Data section ::
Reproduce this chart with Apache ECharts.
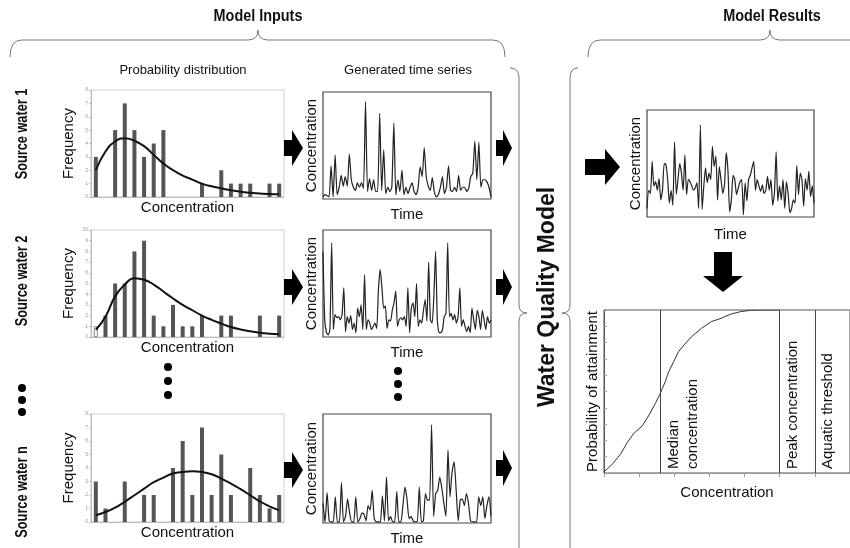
<!DOCTYPE html>
<html>
<head>
<meta charset="utf-8" />
<title>Water quality model</title>
<script src="https://cdn.jsdelivr.net/npm/echarts@6/dist/echarts.min.js"></script>
<style>
    html, body { margin: 0; padding: 0; background: #fff; }
    #main { width: 850px; height: 548px; }
</style>
</head>
<body>
<div id="main"></div>
<script type="text/javascript">
    // histogram bins (concentration classes)
    var binLabels = ['c1', 'c2', 'c3', 'c4', 'c5', 'c6', 'c7', 'c8', 'c9', 'c10',
                     'c11', 'c12', 'c13', 'c14', 'c15', 'c16', 'c17', 'c18', 'c19', 'c20'];

    // source water 1
    var hist1 = [3, 0, 5, 7, 5, 3, 4, 5, 0, 0, 0, 1, 0, 2, 1, 1, 1, 0, 1, 1];
    var fit1 = [2.0, 3.4, 4.15, 4.4, 4.2, 3.8, 3.15, 2.5, 2.0, 1.6, 1.3, 1.0, 0.8, 0.65, 0.5, 0.4, 0.32, 0.27, 0.22, 0.2];
    // source water 2
    var hist2 = [1, 2, 5, 5, 8, 9, 2, 1, 3, 1, 1, 2, 0, 2, 2, 0, 0, 2, 0, 2];
    var fit2 = [0.68, 1.9, 3.8, 4.9, 5.5, 5.35, 4.9, 4.25, 3.6, 3.0, 2.5, 2.0, 1.6, 1.25, 0.93, 0.7, 0.53, 0.4, 0.31, 0.25];
    // source water n
    var hist3 = [3, 1, 0, 3, 0, 2, 2, 0, 4, 6, 2, 7, 2, 5, 2, 0, 4, 2, 1, 2];
    var fit3 = [0.5, 0.74, 1.06, 1.5, 1.98, 2.47, 2.95, 3.29, 3.59, 3.71, 3.76, 3.71, 3.54, 3.22, 2.85, 2.43, 1.98, 1.53, 1.16, 0.87];
    var histMax = [8, 10, 8];

    // generated time series (relative concentration, 0-100)
    var ts1 = [2, 4, 3, 2, 31, 2, 41, 4, 11, 22, 12, 21, 12, 42, 18, 11, 8, 15, 11, 15, 10, 91, 7, 19, 8, 18, 7, 7,
               80, 8, 46, 5, 11, 7, 11, 71, 4, 18, 7, 27, 4, 11, 5, 11, 15, 7, 4, 11, 30, 21, 48, 21, 12, 8, 20,
               7, 2, 4, 11, 21, 5, 11, 31, 8, 7, 11, 7, 22, 8, 11, 11, 7, 10, 21, 24, 54, 18, 53, 11, 18, 18, 16, 11, 2];
    var ts2 = [80, 16, 4, 2, 7, 88, 7, 21, 18, 19, 16, 21, 46, 5, 19, 13, 20, 7, 13, 4, 27, 19, 30, 7, 58, 7, 16,
               13, 7, 10, 13, 8, 44, 63, 47, 27, 29, 8, 16, 15, 25, 32, 43, 10, 16, 18, 16, 19, 10, 46, 4, 27, 32,
               19, 50, 10, 16, 13, 25, 35, 15, 70, 16, 13, 38, 80, 16, 4, 4, 7, 19, 22, 88, 19, 22, 16, 21, 13, 19,
               46, 10, 16, 10, 5, 10, 4, 27, 16, 7, 25, 19, 7, 25, 16, 7, 19, 13, 16];
    var tsN = [18, 1, 28, 2, 1, 1, 24, 1, 1, 37, 1, 6, 22, 9, 1, 1, 24, 1, 4, 9, 8, 2, 16, 12, 30, 4, 1, 1, 1, 25,
               2, 42, 2, 6, 1, 1, 29, 1, 1, 16, 33, 22, 4, 6, 2, 1, 1, 33, 1, 2, 27, 21, 21, 90, 6, 27, 30, 42, 32,
               18, 6, 67, 24, 47, 56, 30, 2, 21, 22, 16, 27, 18, 2, 1, 1, 1, 24, 16, 24, 4, 16, 24, 6];

    // model result time series
    var resultTs = [8, 25, 22, 52, 29, 33, 25, 36, 16, 25, 50, 49, 35, 13, 25, 11, 70, 21, 35, 50, 41, 25, 58, 21,
                    35, 33, 29, 25, 27, 32, 8, 86, 7, 29, 46, 32, 41, 35, 66, 47, 57, 16, 47, 35, 22, 30, 60, 44,
                    5, 16, 39, 35, 21, 27, 33, 35, 2, 32, 15, 35, 39, 46, 52, 25, 35, 29, 24, 30, 22, 25, 38, 25,
                    35, 11, 22, 61, 15, 29, 16, 35, 8, 33, 21, 4, 8, 16, 13, 48, 21, 41, 35, 10, 36, 25, 43, 19, 29, 13];

    // probability of attainment curve
    var cdfX = [0, 0.25, 0.48, 0.67, 0.86, 1.09, 1.28, 1.46, 1.6, 1.74, 1.84, 1.98, 2.12, 2.3, 2.49, 2.77, 3.05,
                3.33, 3.61, 3.89, 4.17, 4.44, 5.0];
    var cdfY = [0.006, 0.057, 0.119, 0.19, 0.246, 0.289, 0.355, 0.426, 0.488, 0.559, 0.621, 0.682, 0.744, 0.791,
                0.836, 0.887, 0.928, 0.949, 0.975, 0.99, 0.998, 1, 1];
    var markerX = [1.6, 5.0, 6.0];
    var markerNames = ['Median\nconcentration', 'Peak concentration', 'Aquatic threshold'];

    var FONT = '"Liberation Sans", Arial, sans-serif';

    var grids = [
        { left: 91, top: 90, width: 193, height: 107 },
        { left: 91, top: 230, width: 193, height: 107 },
        { left: 91, top: 414, width: 193, height: 108 },
        { left: 323, top: 92, width: 168, height: 107 },
        { left: 323, top: 230, width: 168, height: 107 },
        { left: 323, top: 414, width: 168, height: 109 },
        { left: 647, top: 110, width: 167, height: 107 },
        { left: 604, top: 310, width: 252, height: 163 }
    ];
    grids.forEach(function (g, i) {
        g.show = true;
        g.backgroundColor = 'transparent';
        if (i < 3) { g.borderColor = '#cfcfcf'; g.borderWidth = 1; }
        else if (i < 7) { g.borderColor = '#444'; g.borderWidth = 1.2; }
        else { g.borderColor = '#555'; g.borderWidth = 1; }
    });

    var nameStyle = { fontFamily: FONT, fontSize: 15, color: '#111' };
    var xAxes = [], yAxes = [], series = [];

    // histograms with fitted distribution
    [[hist1, fit1], [hist2, fit2], [hist3, fit3]].forEach(function (pair, i) {
        xAxes.push({
            gridIndex: i, type: 'category', data: binLabels, boundaryGap: true,
            name: 'Concentration', nameLocation: 'middle', nameGap: 3, nameTextStyle: nameStyle,
            axisLine: { lineStyle: { color: '#bbb' } },
            axisTick: { length: 2, lineStyle: { color: '#bbb' } },
            axisLabel: { show: false }
        });
        yAxes.push({
            gridIndex: i, type: 'value', min: 0, max: histMax[i], interval: 1,
            name: 'Frequency', nameLocation: 'middle', nameGap: 15, nameTextStyle: nameStyle,
            axisLine: { show: true, lineStyle: { color: '#bbb' } },
            axisTick: { show: true, length: 2, lineStyle: { color: '#bbb' } },
            axisLabel: { fontSize: 5, color: '#999', margin: 3 },
            splitLine: { show: false }
        });
        var barData = pair[0].map(function (v, k) {
            // first class of source water 2 is drawn hollow
            if (i === 1 && k === 0) {
                return { value: v, itemStyle: { color: '#fff', borderColor: '#888', borderWidth: 1 } };
            }
            return v;
        });
        series.push({
            type: 'bar', xAxisIndex: i, yAxisIndex: i, data: barData, barWidth: 4,
            itemStyle: { color: '#555' }, silent: true
        });
        series.push({
            type: 'line', xAxisIndex: i, yAxisIndex: i, data: pair[1], smooth: true,
            symbol: 'none', z: 5, lineStyle: { color: '#111', width: 2 }, silent: true
        });
    });

    // time series panels
    [[ts1, 3], [ts2, 4], [tsN, 5], [resultTs, 6]].forEach(function (pair) {
        var data = pair[0], gi = pair[1];
        xAxes.push({
            gridIndex: gi, type: 'category', boundaryGap: false,
            data: data.map(function (v, k) { return k; }),
            name: 'Time', nameLocation: 'middle', nameGap: gi === 6 ? 10 : 8, nameTextStyle: nameStyle,
            axisLine: { show: false }, axisTick: { show: false }, axisLabel: { show: false }
        });
        yAxes.push({
            gridIndex: gi, type: 'value', min: 0, max: 100,
            name: 'Concentration', nameLocation: 'middle', nameGap: 4, nameTextStyle: nameStyle,
            axisLine: { show: false }, axisTick: { show: false }, axisLabel: { show: false },
            splitLine: { show: false }
        });
        series.push({
            type: 'line', xAxisIndex: xAxes.length - 1, yAxisIndex: yAxes.length - 1, data: data,
            smooth: 0.2, symbol: 'none', lineStyle: { color: '#222', width: 1.2 }, silent: true
        });
    });

    // probability of attainment
    xAxes.push({
        gridIndex: 7, type: 'value', min: 0, max: 7, interval: 1,
        name: 'Concentration', nameLocation: 'middle', nameGap: 12, nameTextStyle: nameStyle,
        axisLine: { lineStyle: { color: '#999' } },
        axisTick: { length: 4, lineStyle: { color: '#999' } },
        axisLabel: { show: false }, splitLine: { show: false }
    });
    yAxes.push({
        gridIndex: 7, type: 'value', min: 0, max: 1, interval: 0.1,
        name: 'Probability of attainment', nameLocation: 'middle', nameGap: 4, nameTextStyle: nameStyle,
        axisLine: { lineStyle: { color: '#555' } },
        axisTick: { inside: true, length: 3, lineStyle: { color: '#999' } },
        axisLabel: { show: false }, splitLine: { show: false }
    });
    series.push({
        type: 'line', xAxisIndex: 7, yAxisIndex: 7, silent: true,
        data: cdfX.map(function (x, k) { return [x, cdfY[k]]; }),
        symbol: 'none', lineStyle: { color: '#333', width: 1 },
        markLine: {
            silent: true, symbol: 'none', animation: false,
            lineStyle: { color: '#444', width: 1, type: 'solid' },
            label: {
                show: true, position: 'insideStartBottom', distance: 4,
                formatter: '{b}', fontFamily: FONT, fontSize: 15, color: '#111', lineHeight: 19
            },
            data: markerX.map(function (x, k) { return { xAxis: x, name: markerNames[k] }; })
        }
    });

    // decorations: braces, arrows, dots, titles
    function brace(pts) {
        return pts.map(function (p) {
            if (p.length === 4) {
                return { type: 'line', shape: { x1: p[0], y1: p[1], x2: p[2], y2: p[3] },
                         style: { stroke: '#777', lineWidth: 1 } };
            }
            return { type: 'bezierCurve',
                     shape: { x1: p[0], y1: p[1], cpx1: p[2], cpy1: p[3], x2: p[4], y2: p[5] },
                     style: { stroke: '#777', lineWidth: 1, fill: null } };
        });
    }
    function arrowRight(x0, x1, cy, bh, hh, hl) {
        return { type: 'polygon', shape: { points: [[x0, cy - bh], [x1 - hl, cy - bh], [x1 - hl, cy - hh], [x1, cy],
                 [x1 - hl, cy + hh], [x1 - hl, cy + bh], [x0, cy + bh]] }, style: { fill: '#000' } };
    }
    function arrowDown(cx, y0, y1, bw, hw, hl) {
        return { type: 'polygon', shape: { points: [[cx - bw, y0], [cx + bw, y0], [cx + bw, y1 - hl], [cx + hw, y1 - hl],
                 [cx, y1], [cx - hw, y1 - hl], [cx - bw, y1 - hl]] }, style: { fill: '#000' } };
    }
    function dot(x, y) {
        return { type: 'circle', shape: { cx: x, cy: y, r: 4 }, style: { fill: '#000' } };
    }
    function label(text, x, y, size, bold, rot, sx) {
        return { type: 'text', x: x, y: y, rotation: rot || 0, scaleX: sx || 1,
                 style: { text: text, fontFamily: FONT, fontSize: size, fontWeight: bold ? 'bold' : 'normal',
                          fill: '#111', textAlign: 'center', textVerticalAlign: 'middle' } };
    }

    var graphic = [].concat(
        brace([[10, 57, 10, 40, 22, 40], [22, 40, 248, 40], [248, 40, 258, 40, 258, 30], [258, 30, 258, 40, 268, 40],
               [268, 40, 493, 40], [493, 40, 505, 40, 505, 57]]),
        brace([[588, 57, 588, 40, 600, 40], [600, 40, 760, 40], [760, 40, 770, 40, 770, 30], [770, 30, 770, 40, 780, 40],
               [780, 40, 850, 40]]),
        brace([[510, 68, 519, 68, 519, 78], [519, 78, 519, 305], [519, 305, 519, 313, 527, 313], [527, 313, 519, 313, 519, 321],
               [519, 321, 519, 548]]),
        brace([[578, 68, 570, 68, 570, 78], [570, 78, 570, 305], [570, 305, 570, 313, 562, 313], [562, 313, 570, 313, 570, 321],
               [570, 321, 570, 548]]),
        [
            arrowRight(284, 303, 148, 8, 18, 11), arrowRight(284, 303, 287, 8, 18, 11), arrowRight(284, 303, 470, 8, 18, 11),
            arrowRight(496, 512, 148, 8, 18, 9), arrowRight(496, 512, 287, 8, 18, 9), arrowRight(496, 512, 468, 8, 18, 9),
            arrowRight(585, 620, 167, 8, 18, 15),
            arrowDown(723, 252, 292, 9, 20, 16),
            dot(168, 367), dot(168, 381), dot(168, 395),
            dot(398, 371), dot(398, 384), dot(398, 397),
            dot(22, 388), dot(22, 400), dot(22, 412),
            label('Model Inputs', 258, 17, 16, true, 0, 0.9),
            label('Model Results', 772, 17, 16, true, 0, 0.9),
            label('Probability distribution', 183, 70, 13, false),
            label('Generated time series', 408, 70, 13, false),
            label('Source water 1', 22, 134, 17, true, Math.PI / 2, 0.75),
            label('Source water 2', 22, 281, 17, true, Math.PI / 2, 0.75),
            label('Source water n', 22, 492, 17, true, Math.PI / 2, 0.75),
            label('Water Quality Model', 548, 297, 23, true, Math.PI / 2, 1)
        ]
    );

    var chart = echarts.init(document.getElementById('main'), null, { renderer: 'canvas' });
    var option = {
        animation: false,
        backgroundColor: '#fff',
        textStyle: { fontFamily: FONT },
        grid: grids,
        xAxis: xAxes,
        yAxis: yAxes,
        series: series,
        graphic: graphic
    };
    chart.setOption(option);
</script>
</body>
</html>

Problem description :: Copy every line of the listing where the word "with" appears.

In response ::
Reproduce this chart with Apache ECharts.
    // histograms with fitted distribution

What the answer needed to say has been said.